Coronavirus. Le chiese spagnole impegnate nella solidarietà

L’Agenzia NEV ha raggiunto telefonicamente Alfredo Abad, presidente della IEE, Iglesia evangelica española, per farsi raccontare cosa sta accadendo nella penisola iberica investita nell’ultima settimana dall’epidemia di coronavirus

Roma (NEV), 20 marzo 2020 – La Spagna ha superato la cifra di 1.000 morti per l’epidemia di coronavirus e si avvicina ai 20.000 contagiati. Secondo l’ultimo bilancio del Ministero della Salute spagnolo, sono 19.980 i contagiati, 1.141 i ricoverati in terapia intensiva, 1.002 i morti e 1.585 le persone guarite. 

Ciò che preoccupa ancora di più è che la Spagna ha registrato più morti dell’Italia nello stesso giorno della pandemia. La curva che misura l’evoluzione dei decessi dal primo caso di morte mostra che nella penisola iberica, nel diciassettesimo giorno dal primo morto per coronavirus, sono state registrate 767 vittime mentre in Italia, nello stesso giorno di pandemia, le vittime erano state 500.

L’Agenzia NEV ha raggiunto telefonicamente Alfredo Abad, presidente della Chiesa evangelica spagnola (IEE), Iglesia evangelica española.

Che situazione state vivendo?

Le città sono ferme, non c’è nessuna attività; tutti stanno chiusi in casa e in generale le persone stanno seguendo le indicazioni del governo, sono veramente poche le reazioni negative. C’è invece un sentimento di grande collaborazione e solidarietà. Purtroppo gli ospedali sono in crisi e il personale sanitario è quasi allo stremo; per questo motivo il dibattito pubblico, a cui stiamo partecipando, è centrato sulla questione dei tagli alla sanità che sono stati operati negli ultimi anni. Ovviamente guardiamo molto all’Italia, a come sta agendo a livello sociale e sanitario, e siamo preoccupati per quello che succede da voi perché abbiamo davanti agli occhi quello che potrebbe accadere anche qui.

Come chiese evangeliche cosa state facendo?

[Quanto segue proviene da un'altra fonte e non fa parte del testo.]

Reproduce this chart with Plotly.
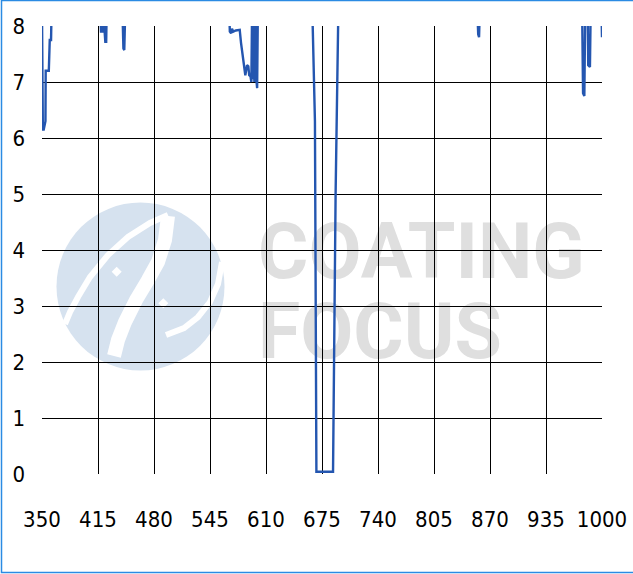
import plotly.graph_objects as go

# ---- data ----
wavelength = [350, 351, 352, 354, 354.3, 357.9, 359, 360.5, 361,
              417.8, 418.5, 420.5, 421.5, 422.5, 423.5, 424.5, 425,
              443.5, 444.5, 445.5, 446.5,
              567.5, 568, 569.5, 570.5, 572, 575, 579.5, 581, 583, 584.5, 586,
              588, 589.5, 590.5, 592, 593, 593.8, 594.5, 595.5, 596.5, 597.5,
              598.5, 599.7, 600.5,
              663.9, 664.2, 666.8, 668.5, 687.8, 690.8, 693.6, 693.9,
              855.5, 856.3, 857.3, 858,
              977, 978, 979.5, 980.5, 983.5, 984, 986, 986.8, 999.5, 1000]
transmittance = [8.2, 6.15, 6.15, 6.3, 7.2, 7.2, 7.75, 7.75, 8.2,
                 8.2, 7.9, 7.9, 8.05, 7.95, 7.72, 7.72, 8.2,
                 8.2, 7.6, 7.57, 8.2,
                 8.2, 7.9, 7.87, 7.95, 7.9, 7.92, 7.93, 7.7, 7.45, 7.2, 7.12,
                 7.3, 7.28, 7.12, 7.1, 7.0, 8.2, 7.05, 8.2, 7.0, 8.2,
                 7.1, 6.89, 8.2,
                 8.2, 8.0, 6.3, 0.04, 0.04, 5.0, 8.0, 8.2,
                 8.2, 7.85, 7.8, 8.2,
                 8.2, 6.8, 6.75, 8.2, 8.2, 7.3, 7.27, 8.2, 8.2, 7.8]
x_ticks = [350, 415, 480, 545, 610, 675, 740, 805, 870, 935, 1000]
y_ticks = [0, 1, 2, 3, 4, 5, 6, 7, 8]
watermark_lines = ["COATING", "FOCUS"]

# ---- layout geometry ----
W, H = 633, 574
ML, MR, MT, MB = 42, 31, 26, 100
PW, PH = W - ML - MR, H - MT - MB


def px(x):
    return (x - ML) / PW


def py(y):
    return (H - MB - y) / PH


def path(points):
    return "M" + " L".join(f"{px(a):.5f},{py(b):.5f}" for a, b in points)


FONT = "DejaVu Sans Condensed, sans-serif"

fig = go.Figure()
fig.add_trace(go.Scatter(x=wavelength, y=transmittance, mode="lines",
                         line=dict(color="#2456B0", width=2.4),
                         showlegend=False, hoverinfo="skip"))

shapes = []
# watermark logo
cx, cy, r = 140.5, 286.5, 84
shapes.append(dict(type="circle", xref="paper", yref="paper", layer="below",
                   x0=px(cx - r), x1=px(cx + r), y0=py(cy + r), y1=py(cy - r),
                   fillcolor="#D6E2EF", line=dict(width=0)))
bands = [
    ([(168, 215), (150, 223), (128, 237), (108, 255), (90, 277), (78, 297), (70, 312), (65, 324)], 6),
    ([(168, 216), (165, 240), (158, 262), (148, 280), (136, 300), (125, 322), (118, 340), (114, 356)], 14),
    ([(222, 262), (218, 284), (210, 302), (198, 317), (184, 328), (166, 335)], 6),
]
for pts, wdt in bands:
    shapes.append(dict(type="path", xref="paper", yref="paper", layer="below",
                       path=path(pts), line=dict(color="white", width=wdt)))
for dx, dy in [(116.7, 271.7), (163.3, 303.3)]:
    s = 5
    shapes.append(dict(type="path", xref="paper", yref="paper", layer="below",
                       path=path([(dx, dy - s), (dx + s, dy), (dx, dy + s), (dx - s, dy)]) + " Z",
                       fillcolor="white", line=dict(width=0)))
# watermark text
for txt, ymid in zip(watermark_lines, [246, 326]):
    shapes.append(dict(type="rect", xref="paper", yref="paper", layer="below",
                       x0=px(255), x1=px(600), y0=py(ymid + 30), y1=py(ymid - 30),
                       line=dict(width=0), fillcolor="rgba(0,0,0,0)",
                       label=dict(text=txt, textposition="middle left", padding=0,
                                  font=dict(family="Roboto", size=77, color="#DFDFDF",
                                            weight="bold"))))
# outer frame
shapes.append(dict(type="rect", xref="paper", yref="paper", layer="above",
                   x0=px(1.5), x1=px(700), y0=py(572.5), y1=py(0.5),
                   line=dict(color="#2B8BE3", width=1.5)))

fig.update_layout(
    width=W, height=H, autosize=False,
    margin=dict(l=ML, r=MR, t=MT, b=MB, pad=0, autoexpand=False),
    paper_bgcolor="white", plot_bgcolor="white",
    shapes=shapes,
    xaxis=dict(range=[350, 1000], tickvals=x_ticks, ticktext=[str(v) for v in x_ticks],
               showgrid=True, gridcolor="#000000", gridwidth=1, automargin=False,
               showline=False, zeroline=False, ticks="",
               ticklabelstandoff=30,
               tickfont=dict(family=FONT, size=22, color="#000000")),
    yaxis=dict(range=[0, 8], tickvals=y_ticks, automargin=False,
               showgrid=True, gridcolor="#000000", gridwidth=1,
               showline=False, zeroline=False, ticks="",
               ticklabelstandoff=16,
               tickfont=dict(family=FONT, size=22, color="#000000")),
)

fig.write_html("out.html", config={"displayModeBar": False},
               post_script="document.body.style.margin='0px';")
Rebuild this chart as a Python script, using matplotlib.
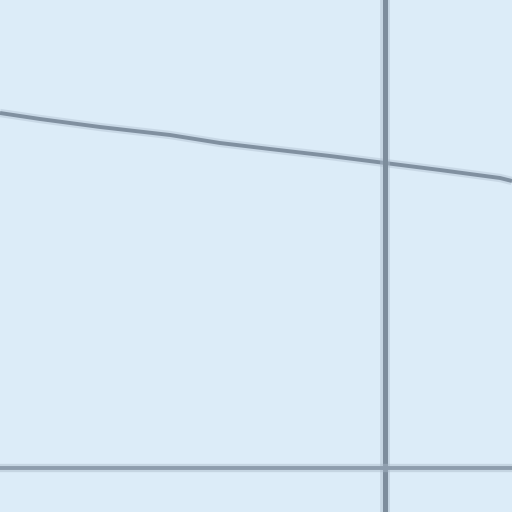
import matplotlib
matplotlib.use("Agg")
import matplotlib.pyplot as plt

# data (axis units: x 0..512, y 0..512 top-down)
line_x = [0, 40, 100, 170, 220, 270, 330, 385, 440, 500, 512]
line_y = [113, 119, 127, 135, 143, 149, 156, 163, 170, 178, 181]
vline_x = 385
hline_y = 468

fig = plt.figure(figsize=(5.12, 5.12), dpi=100)
ax = fig.add_axes([0, 0, 1, 1])
ax.set_xlim(0, 512)
ax.set_ylim(512, 0)
ax.set_facecolor("#dcecf8")
ax.axis("off")
fig.patch.set_facecolor("#dcecf8")

# soft blur halo
ax.plot(line_x, line_y, color="#a5b5c5", lw=6, alpha=0.35, solid_capstyle="butt")
ax.plot(line_x, line_y, color="#8090a0", lw=2.8, solid_capstyle="butt")

ax.axvline(vline_x, color="#a9b9c8", lw=7, alpha=0.45)
ax.axvline(vline_x, color="#7d8d9c", lw=3.6)
ax.axhline(hline_y, color="#a9b9c8", lw=6, alpha=0.45)
ax.axhline(hline_y, color="#8d9dad", lw=2.8)

fig.savefig("out.png", dpi=100, facecolor=fig.get_facecolor())
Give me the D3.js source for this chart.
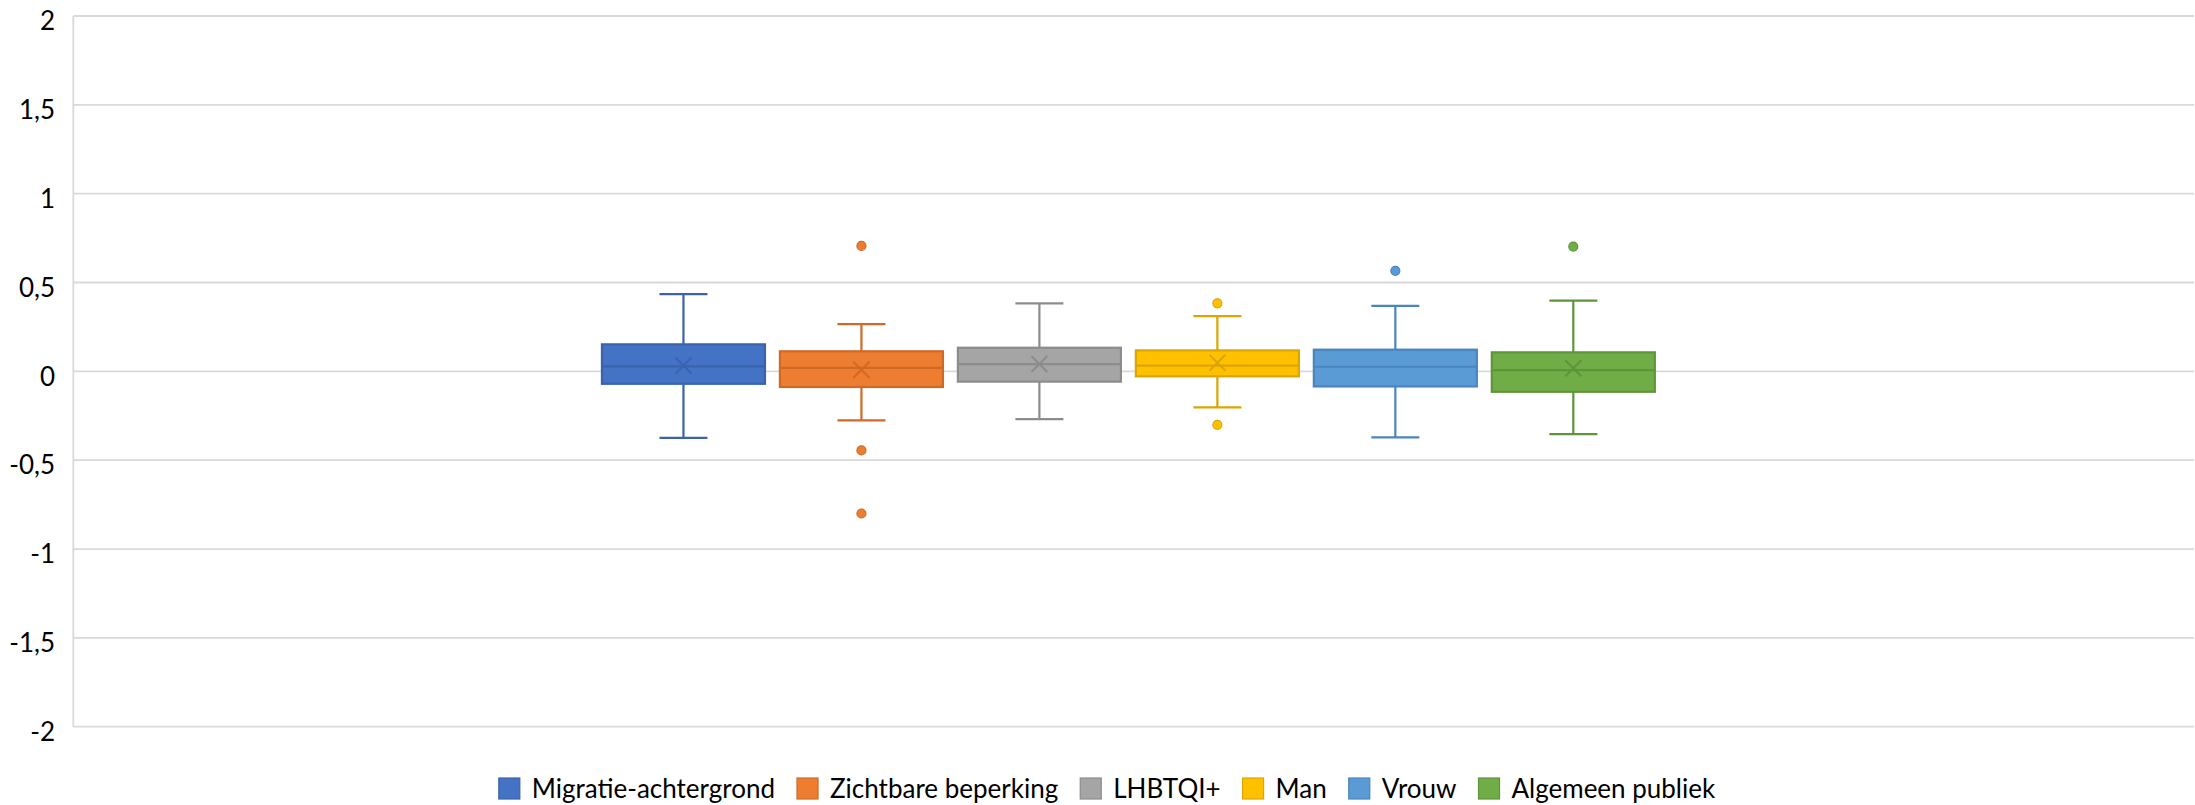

Le chiese hanno dato indicazioni ai propri membri seguendo quanto detto dal Consiglio ecumenico delle chiese (CEC) e cioè sospendere i culti e seguire le indicazioni sanitarie. In un paio di casi siamo dovuti intervenire su due chiese evangeliche che non hanno voluto attenersi alle misure di salute pubblica e in un caso abbiamo dovuto esautorare il pastore per aver contravvenuto alle indicazioni sanitarie.

La maggioranza delle chiese però ha fermato le proprie attività e stanno in contatto con i propri membri attraverso le email e le reti sociali. La IEE ha fermato le sue attività e siamo impegnati soprattutto nel seguire da vicino la situazione degli anziani, che spesso stanno soli. Altre iniziative di solidarietà riguardano azioni di appoggio e sostegno di prossimità come distribuzione di alimenti e raccolta fondi. Abbiamo aperto un blog che raccoglie messaggi, meditazioni, studi che possono aiutare le persone a superare questo momento e stiamo cercando di mantenere alcune attività di volontariato sempre e quando le istituzioni ce lo permettono. 

Quali sono le situazioni più problematiche che state affrontando?

Una delle situazioni più dure è quella relativa alla morte e all’impossibilità di accompagnare le famiglie nel lutto e nella perdita. Un altro passaggio molto duro è quello della solitudine e del distacco, nel non poter far visita ai propri anziani che vivono nelle residenze e negli ospedali. Stiamo provando a fare qualche cosa in questo senso ma è un lavoro pastorale nel quale, data la situazione, siamo limitati. Questo provoca una certa frustrazione ma abbiamo optato per la responsabilità e nel cercare di essere solidali mantenendo un profilo basso senza imbarcarci in avventure che possano mettere in pericolo altre persone.